-- Provided data --
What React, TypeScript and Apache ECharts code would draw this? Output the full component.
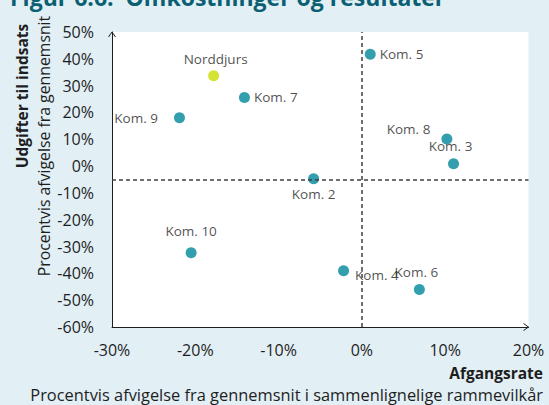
import React, { useEffect, useRef } from 'react';
import * as echarts from 'echarts';

// ---- data ----
const names = ['Norddjurs', 'Kom. 2', 'Kom. 3', 'Kom. 4', 'Kom. 5', 'Kom. 6', 'Kom. 7', 'Kom. 8', 'Kom. 9', 'Kom. 10'];
const afgangsrate = [-17.8, -5.8, 11.0, -2.2, 1.0, 6.9, -14.1, 10.2, -21.9, -20.5];
const udgifter = [33.7, -4.7, 0.9, -39.0, 41.7, -46.0, 25.6, 10.1, 18.0, -32.3];
const highlighted = 'Norddjurs';
const refAfgangsrate = 0;
const refUdgifter = -5;
const xRange = [-30, 20];
const yRange = [-60, 50];
const tickStep = 10;

const titleText = 'Figur 6.6:  Omkostninger og resultater';
const xTitle = 'Afgangsrate';
const xSubtitle = 'Procentvis afvigelse fra gennemsnit i sammenlignelige rammevilkår';
const yTitle = 'Udgifter til indsats';
const ySubtitle = 'Procentvis afvigelse fra gennemsnit';

// ---- label layout (styles, not data) ----
const labelLayout: Record<string, { position: string; distance: number; offset?: number[] }> = {
  'Norddjurs': { position: 'top', distance: 4, offset: [2, 0] },
  'Kom. 2': { position: 'bottom', distance: 3 },
  'Kom. 3': { position: 'top', distance: 5, offset: [-3, 0] },
  'Kom. 4': { position: 'right', distance: 6, offset: [0, 4] },
  'Kom. 5': { position: 'right', distance: 4 },
  'Kom. 6': { position: 'top', distance: 5, offset: [-3, 0] },
  'Kom. 7': { position: 'right', distance: 4 },
  'Kom. 8': { position: 'left', distance: 11, offset: [0, -10] },
  'Kom. 9': { position: 'left', distance: 16 },
  'Kom. 10': { position: 'top', distance: 9 },
};

const FONT = '"Open Sans", sans-serif';
const TEAL = '#00879a';
const LIME = '#cbdc00';
const TEXT = '#1e1e1e';

export default function App() {
  const ref = useRef<HTMLDivElement>(null);
  useEffect(() => {
    if (!ref.current) return;
    const chart = echarts.init(ref.current, undefined, { renderer: 'svg' });
    const data = names.map((n, i) => ({
      name: n,
      value: [afgangsrate[i], udgifter[i]],
      itemStyle: { color: n === highlighted ? LIME : TEAL },
      label: {
        show: true,
        formatter: n,
        position: labelLayout[n].position,
        distance: labelLayout[n].distance,
        offset: labelLayout[n].offset || [0, 0],
      },
    }));
    const axisCommon = {
      type: 'value',
      interval: tickStep,
      splitLine: { show: false },
      axisTick: { show: false },
      axisLine: { onZero: false, lineStyle: { color: TEXT, width: 1 } },
    };
    chart.setOption({
      animation: false,
      backgroundColor: '#e2eff5',
      textStyle: { fontFamily: FONT },
      grid: { left: 112, right: 20.5, top: 32, bottom: 78, show: true, backgroundColor: '#ffffff', borderWidth: 0 },
      xAxis: {
        ...axisCommon,
        min: xRange[0],
        max: xRange[1],
        axisLabel: { formatter: '{value}%', margin: 15, fontSize: 16, color: TEXT, fontFamily: FONT },
      },
      yAxis: {
        ...axisCommon,
        min: yRange[0],
        max: yRange[1],
        axisLabel: { formatter: '{value}%', margin: 18, fontSize: 16, color: TEXT, fontFamily: FONT },
      },
      series: [
        {
          type: 'scatter',
          symbolSize: 11,
          data,
          label: { color: TEXT, fontSize: 13.5, fontFamily: FONT },
          markLine: {
            silent: true,
            symbol: 'none',
            label: { show: false },
            lineStyle: { type: [4, 3], color: '#404040', width: 1.5 },
            data: [{ xAxis: refAfgangsrate }, { yAxis: refUdgifter }],
          },
        },
      ],
    });
    const tl = chart.convertToPixel({ gridIndex: 0 }, [xRange[0], yRange[1]]) as number[];
    const br = chart.convertToPixel({ gridIndex: 0 }, [xRange[1], yRange[0]]) as number[];
    chart.setOption({
      graphic: [
        {
          type: 'polyline',
          shape: { points: [[tl[0] - 3.5, tl[1] + 5], [tl[0], tl[1]], [tl[0] + 3.5, tl[1] + 5]] },
          style: { stroke: TEXT, lineWidth: 1, fill: 'none' },
        },
        {
          type: 'polyline',
          shape: { points: [[br[0] - 5, br[1] - 3.5], [br[0], br[1]], [br[0] - 5, br[1] + 3.5]] },
          style: { stroke: TEXT, lineWidth: 1, fill: 'none' },
        },
        {
          type: 'text', x: 10, y: 8,
          style: { text: titleText, font: `bold 23px ${FONT}`, fill: '#0a6072', textVerticalAlign: 'bottom' },
        },
        {
          type: 'text', x: 543, y: 372.5,
          style: { text: xTitle, font: `bold 15.5px ${FONT}`, fill: TEXT, textAlign: 'right', textVerticalAlign: 'middle' },
        },
        {
          type: 'text', x: 543, y: 394.5,
          style: { text: xSubtitle, font: `16.4px ${FONT}`, fill: TEXT, textAlign: 'right', textVerticalAlign: 'middle' },
        },
        {
          type: 'text', x: 22, y: 96, rotation: Math.PI / 2,
          style: { text: yTitle, font: `bold 15.5px ${FONT}`, fill: TEXT, textAlign: 'center', textVerticalAlign: 'middle' },
        },
        {
          type: 'text', x: 44, y: 146, rotation: Math.PI / 2,
          style: { text: ySubtitle, font: `15.8px ${FONT}`, fill: TEXT, textAlign: 'center', textVerticalAlign: 'middle' },
        },
      ],
    });
    return () => chart.dispose();
  }, []);
  return <div ref={ref} style={{ position: 'fixed', left: 0, top: 0, width: 549, height: 405 }} />;
}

-- Stated goal --
Set the pictures aside and transcribe the data above exactly.

-- Task output --
What React, TypeScript and Apache ECharts code would draw this? Output the full component.
import React, { useEffect, useRef } from 'react';
import * as echarts from 'echarts';

// ---- data ----
const names = ['Norddjurs', 'Kom. 2', 'Kom. 3', 'Kom. 4', 'Kom. 5', 'Kom. 6', 'Kom. 7', 'Kom. 8', 'Kom. 9', 'Kom. 10'];
const afgangsrate = [-17.8, -5.8, 11.0, -2.2, 1.0, 6.9, -14.1, 10.2, -21.9, -20.5];
const udgifter = [33.7, -4.7, 0.9, -39.0, 41.7, -46.0, 25.6, 10.1, 18.0, -32.3];
const highlighted = 'Norddjurs';
const refAfgangsrate = 0;
const refUdgifter = -5;
const xRange = [-30, 20];
const yRange = [-60, 50];
const tickStep = 10;

const titleText = 'Figur 6.6:  Omkostninger og resultater';
const xTitle = 'Afgangsrate';
const xSubtitle = 'Procentvis afvigelse fra gennemsnit i sammenlignelige rammevilkår';
const yTitle = 'Udgifter til indsats';
const ySubtitle = 'Procentvis afvigelse fra gennemsnit';

// ---- label layout (styles, not data) ----
const labelLayout: Record<string, { position: string; distance: number; offset?: number[] }> = {
  'Norddjurs': { position: 'top', distance: 4, offset: [2, 0] },
  'Kom. 2': { position: 'bottom', distance: 3 },
  'Kom. 3': { position: 'top', distance: 5, offset: [-3, 0] },
  'Kom. 4': { position: 'right', distance: 6, offset: [0, 4] },
  'Kom. 5': { position: 'right', distance: 4 },
  'Kom. 6': { position: 'top', distance: 5, offset: [-3, 0] },
  'Kom. 7': { position: 'right', distance: 4 },
  'Kom. 8': { position: 'left', distance: 11, offset: [0, -10] },
  'Kom. 9': { position: 'left', distance: 16 },
  'Kom. 10': { position: 'top', distance: 9 },
};

const FONT = '"Open Sans", sans-serif';
const TEAL = '#00879a';
const LIME = '#cbdc00';
const TEXT = '#1e1e1e';

export default function App() {
  const ref = useRef<HTMLDivElement>(null);
  useEffect(() => {
    if (!ref.current) return;
    const chart = echarts.init(ref.current, undefined, { renderer: 'svg' });
    const data = names.map((n, i) => ({
      name: n,
      value: [afgangsrate[i], udgifter[i]],
      itemStyle: { color: n === highlighted ? LIME : TEAL },
      label: {
        show: true,
        formatter: n,
        position: labelLayout[n].position,
        distance: labelLayout[n].distance,
        offset: labelLayout[n].offset || [0, 0],
      },
    }));
    const axisCommon = {
      type: 'value',
      interval: tickStep,
      splitLine: { show: false },
      axisTick: { show: false },
      axisLine: { onZero: false, lineStyle: { color: TEXT, width: 1 } },
    };
    chart.setOption({
      animation: false,
      backgroundColor: '#e2eff5',
      textStyle: { fontFamily: FONT },
      grid: { left: 112, right: 20.5, top: 32, bottom: 78, show: true, backgroundColor: '#ffffff', borderWidth: 0 },
      xAxis: {
        ...axisCommon,
        min: xRange[0],
        max: xRange[1],
        axisLabel: { formatter: '{value}%', margin: 15, fontSize: 16, color: TEXT, fontFamily: FONT },
      },
      yAxis: {
        ...axisCommon,
        min: yRange[0],
        max: yRange[1],
        axisLabel: { formatter: '{value}%', margin: 18, fontSize: 16, color: TEXT, fontFamily: FONT },
      },
      series: [
        {
          type: 'scatter',
          symbolSize: 11,
          data,
          label: { color: TEXT, fontSize: 13.5, fontFamily: FONT },
          markLine: {
            silent: true,
            symbol: 'none',
            label: { show: false },
            lineStyle: { type: [4, 3], color: '#404040', width: 1.5 },
            data: [{ xAxis: refAfgangsrate }, { yAxis: refUdgifter }],
          },
        },
      ],
    });
    const tl = chart.convertToPixel({ gridIndex: 0 }, [xRange[0], yRange[1]]) as number[];
    const br = chart.convertToPixel({ gridIndex: 0 }, [xRange[1], yRange[0]]) as number[];
    chart.setOption({
      graphic: [
        {
          type: 'polyline',
          shape: { points: [[tl[0] - 3.5, tl[1] + 5], [tl[0], tl[1]], [tl[0] + 3.5, tl[1] + 5]] },
          style: { stroke: TEXT, lineWidth: 1, fill: 'none' },
        },
        {
          type: 'polyline',
          shape: { points: [[br[0] - 5, br[1] - 3.5], [br[0], br[1]], [br[0] - 5, br[1] + 3.5]] },
          style: { stroke: TEXT, lineWidth: 1, fill: 'none' },
        },
        {
          type: 'text', x: 10, y: 8,
          style: { text: titleText, font: `bold 23px ${FONT}`, fill: '#0a6072', textVerticalAlign: 'bottom' },
        },
        {
          type: 'text', x: 543, y: 372.5,
          style: { text: xTitle, font: `bold 15.5px ${FONT}`, fill: TEXT, textAlign: 'right', textVerticalAlign: 'middle' },
        },
        {
          type: 'text', x: 543, y: 394.5,
          style: { text: xSubtitle, font: `16.4px ${FONT}`, fill: TEXT, textAlign: 'right', textVerticalAlign: 'middle' },
        },
        {
          type: 'text', x: 22, y: 96, rotation: Math.PI / 2,
          style: { text: yTitle, font: `bold 15.5px ${FONT}`, fill: TEXT, textAlign: 'center', textVerticalAlign: 'middle' },
        },
        {
          type: 'text', x: 44, y: 146, rotation: Math.PI / 2,
          style: { text: ySubtitle, font: `15.8px ${FONT}`, fill: TEXT, textAlign: 'center', textVerticalAlign: 'middle' },
        },
      ],
    });
    return () => chart.dispose();
  }, []);
  return <div ref={ref} style={{ position: 'fixed', left: 0, top: 0, width: 549, height: 405 }} />;
}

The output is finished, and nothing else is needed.